Q. Are you suggesting that it is only between the best teachers and the most responsive students that this flux of being can be perpetuated?

A. Not at all. The great critic, George Saintsbury, said of Oxford: "For those who really wish to drink deep of the spring - they are never likely to crowd even a few Colleges - let there be every opportunity, let them indeed be freed from certain disabilities which modern reforms have put on them. But exclude not from the beneficent splash and spray of the fountain those who are not prepared to drink very deep, and let them play pleasantly by its waters." Almost a hundred years ago, Andrew Preston Peabody, Acting President of Harvard, pled publicly for all those of "blameless moral character" who stood scholastically at the bottom of their class. "The ninetieth scholar in a class of a hundred has an appreciable rank," he said, "which he will endeavor at least to maintain, if possible to improve. But if the ten below him be dismissed or degraded, so that he finds himself at the foot of his class, the depressing influence of this position will almost inevitably check his industry and quench his ambition." Today, under the pressure of increasing competition, some reasonably good minds will function somewhere near the foot of every class. Provided that they see,the light, who else will be more avid to enjoy what Justice Holmes has called "the subtle rapture of a postponed power"?

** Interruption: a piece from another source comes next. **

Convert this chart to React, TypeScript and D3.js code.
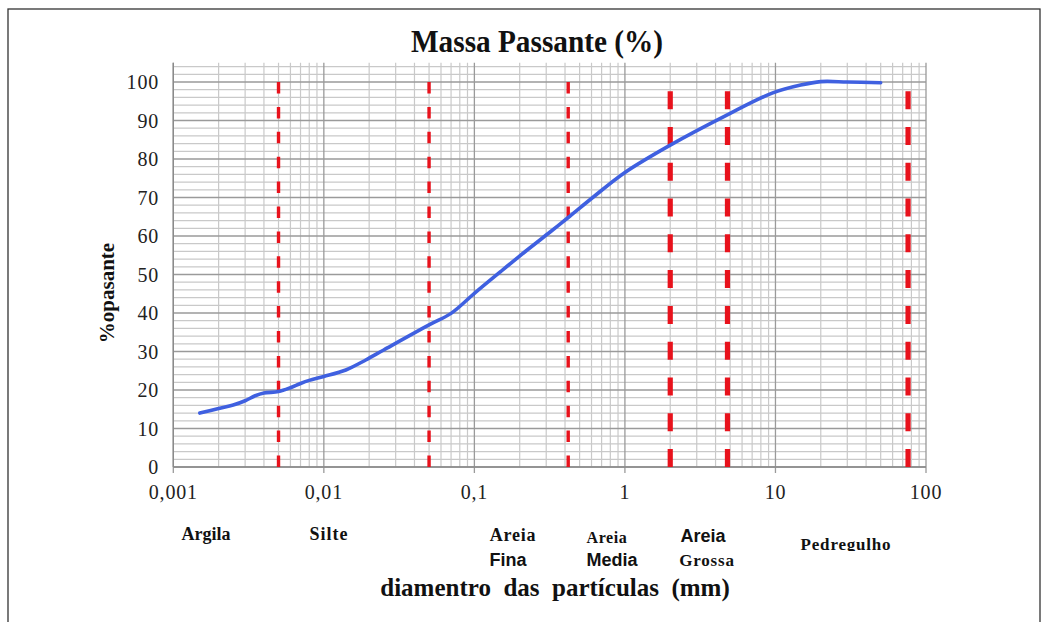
import React from 'react';
import * as d3 from 'd3';

// grain size curve
const diameters = [0.0015, 0.002, 0.0025, 0.003, 0.0035, 0.004, 0.005, 0.006, 0.007, 0.008, 0.01, 0.014, 0.019, 0.025, 0.05, 0.07, 0.1, 0.15, 0.22, 0.32, 0.42, 0.62, 1.0, 2.0, 4.75, 9.5, 14.7, 20, 30, 50];
const passing = [14, 15.2, 16.1, 17.2, 18.5, 19.2, 19.6, 20.6, 21.7, 22.5, 23.5, 25.2, 27.8, 30.4, 36.9, 39.9, 45.1, 50.8, 56.1, 61.1, 64.8, 70.2, 76.5, 83.6, 91.4, 97.1, 99.2, 100.1, 100, 99.8];

// class limits (mm)
const thinLimits = [0.005, 0.05, 0.42];
const heavyLimits = [2.0, 4.8, 76];

const xTickValues = [0.001, 0.01, 0.1, 1, 10, 100];
const xTickLabels = ['0,001', '0,01', '0,1', '1', '10', '100'];
const yTickValues = [0, 10, 20, 30, 40, 50, 60, 70, 80, 90, 100];

const title = 'Massa Passante (%)';
const yTitle = '%opasante';
const xTitle = 'diamentro  das  partículas  (mm)';

const serif = '"Liberation Serif", "Times New Roman", serif';
const sans = '"Liberation Sans", Arial, sans-serif';

export default function App() {
  const width = 1046;
  const height = 622;
  const left = 173.3;
  const right = 926;
  const bottom = 467;

  const x = d3.scaleLog().domain([0.001, 100]).range([left, right]);
  const y = d3.scaleLinear().domain([0, 105]).range([bottom, bottom - 105 * 3.85]);
  const top = y(105);

  // minor + major log grid
  const vGrid: { v: number; major: boolean }[] = [];
  for (let e = -3; e < 2; e++) {
    for (let m = 1; m <= 9; m++) vGrid.push({ v: m * Math.pow(10, e), major: m === 1 });
  }
  vGrid.push({ v: 100, major: true });
  const hGrid = d3.range(0, 105, 2).map((v) => ({ v, major: v % 10 === 0 }));

  const line = d3
    .line<number>()
    .x((d, i) => x(diameters[i]))
    .y((d) => y(d))
    .curve(d3.curveCatmullRom.alpha(0.5));

  const red = '#e8121c';
  const thinSpan = y(0) - y(100);
  const thinPeriod = (thinSpan - 11.5) / 15;
  const heavyTop = y(97.6);
  const heavyPeriod = (y(0) - heavyTop - 18) / 10;

  return (
    <svg width={width} height={height} style={{ position: 'absolute', left: 0, top: 0, background: '#fff' }}>
      <defs>
        <clipPath id="pedClip">
          <rect x={780} y={520} width={140} height={31} />
        </clipPath>
      </defs>
      <rect x={8} y={9} width={1032} height={700} fill="#fff" stroke="#333" strokeWidth={1.3} />

      {/* grid */}
      {hGrid.filter((g) => !g.major).map((g) => (
        <line key={'hm' + g.v} x1={left} x2={right} y1={y(g.v)} y2={y(g.v)} stroke="#c9c9c9" strokeWidth={1.2} />
      ))}
      {vGrid.filter((g) => !g.major).map((g) => (
        <line key={'vm' + g.v} x1={x(g.v)} x2={x(g.v)} y1={top} y2={bottom} stroke="#c9c9c9" strokeWidth={1.2} />
      ))}
      {hGrid.filter((g) => g.major).map((g) => (
        <line key={'hM' + g.v} x1={left} x2={right} y1={y(g.v)} y2={y(g.v)} stroke="#9a9a9a" strokeWidth={1.3} />
      ))}
      {vGrid.filter((g) => g.major).map((g) => (
        <line key={'vM' + g.v} x1={x(g.v)} x2={x(g.v)} y1={top} y2={bottom + 6} stroke="#9a9a9a" strokeWidth={1.3} />
      ))}
      <line x1={left} x2={right} y1={bottom} y2={bottom} stroke="#8a8a8a" strokeWidth={1.4} />
      <line x1={left} x2={left} y1={top} y2={bottom} stroke="#8a8a8a" strokeWidth={1.4} />

      {/* class limits */}
      {thinLimits.map((d) => (
        <line key={'t' + d} x1={x(d)} x2={x(d)} y1={y(100)} y2={y(0)} stroke={red} strokeWidth={3.4}
          strokeDasharray={`11.5 ${thinPeriod - 11.5}`} />
      ))}
      {heavyLimits.map((d) => (
        <line key={'h' + d} x1={x(d)} x2={x(d)} y1={heavyTop} y2={y(0)} stroke={red} strokeWidth={5.2}
          strokeDasharray={`18 ${heavyPeriod - 18}`} />
      ))}

      {/* curve */}
      <path d={line(passing) || ''} fill="none" stroke="#3f60e0" strokeWidth={3.6} strokeLinecap="round" strokeLinejoin="round" />

      {/* ticks */}
      {yTickValues.map((v) => (
        <text key={'yl' + v} x={159} y={y(v)} dy="0.35em" textAnchor="end" fontFamily={serif} fontSize={20} letterSpacing={0.8} fill="#222">
          {v}
        </text>
      ))}
      {xTickValues.map((v, i) => (
        <text key={'xl' + v} x={x(v)} y={499} textAnchor="middle" fontFamily={serif} fontSize={20} letterSpacing={0.8} fill="#222">
          {xTickLabels[i]}
        </text>
      ))}

      {/* titles */}
      <text x={537} y={52} textAnchor="middle" fontFamily={serif} fontWeight="bold" fontSize={31} textLength={252}
        lengthAdjust="spacingAndGlyphs" fill="#111">
        {title}
      </text>
      <text transform={`translate(114,293) rotate(-90)`} textAnchor="middle" fontFamily={serif} fontWeight="bold" fontSize={21} fill="#111">
        {yTitle}
      </text>
      <text x={555} y={596} textAnchor="middle" fontFamily={serif} fontWeight="bold" fontSize={25} fill="#111" style={{ whiteSpace: 'pre' }}>
        {xTitle}
      </text>

      {/* soil classes */}
      <g fill="#111" fontWeight="bold">
        <text x={206} y={540} textAnchor="middle" fontFamily={serif} fontSize={18}>Argila</text>
        <text x={329} y={540} textAnchor="middle" fontFamily={serif} fontSize={18} letterSpacing={1}>Silte</text>
        <text x={513} y={541} textAnchor="middle" fontFamily={serif} fontSize={18} letterSpacing={0.8}>Areia</text>
        <text x={508} y={566} textAnchor="middle" fontFamily={sans} fontSize={18}>Fina</text>
        <text x={607} y={543} textAnchor="middle" fontFamily={serif} fontSize={16} letterSpacing={0.6}>Areia</text>
        <text x={612} y={566} textAnchor="middle" fontFamily={sans} fontSize={18}>Media</text>
        <text x={703} y={542} textAnchor="middle" fontFamily={sans} fontSize={18}>Areia</text>
        <text x={707} y={566} textAnchor="middle" fontFamily={serif} fontSize={17} letterSpacing={0.8}>Grossa</text>
        <text x={846} y={550} textAnchor="middle" fontFamily={serif} fontSize={17} letterSpacing={0.8} clipPath="url(#pedClip)">Pedregulho</text>
      </g>
    </svg>
  );
}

Q. Perhaps it is largely the city which stands between the college and the disciples. Within its arcane babel it is hard to distinguish echoes from that other world. And with days pressing in and time running out — in the city, in traffic, in confusion - doubly hard to remember that the physicist has room for Andrew Wyeth, the classicist for Tarka the Otter, the Bauhaus architect for Walden, the musicologist for Freya Stark, the masters of Univac for the sight of polygonella articulata burning in the autumn wind by sandy edges of expressways into Maine, the floundering economist for spotting Indian watermarks in southernmost Wyoming.

A. No wilderness bewildered Academe a hundred years ago; but megatropolis is something else again. Man on his plundered planet, in his silent spring, must come to terms with nature long before his packaged plankton supersedes the boxtop cereal. The colleges, backwater stations as they once were called, are all we have here on the last frontier. Alumni who support them ask and take too little in return. It is their own fault, to be sure. As Samuel Butler could lament that there was (and is) no Professor of Wit at Oxford or Cambridge, so one may deplore - why not? — the lack in all our colleges and universities of an Emerson Chair of the Spirit. You may take that small suggestion indirectly from Matthew Arnold. And a Henry Thoreau Chair of Self-Sufficiency. "It is time that villages were universities, said Henry. The time is coming when they will be. Better than that: when man will be a college to himself, not least of all lest "things grown common lose their dear delight."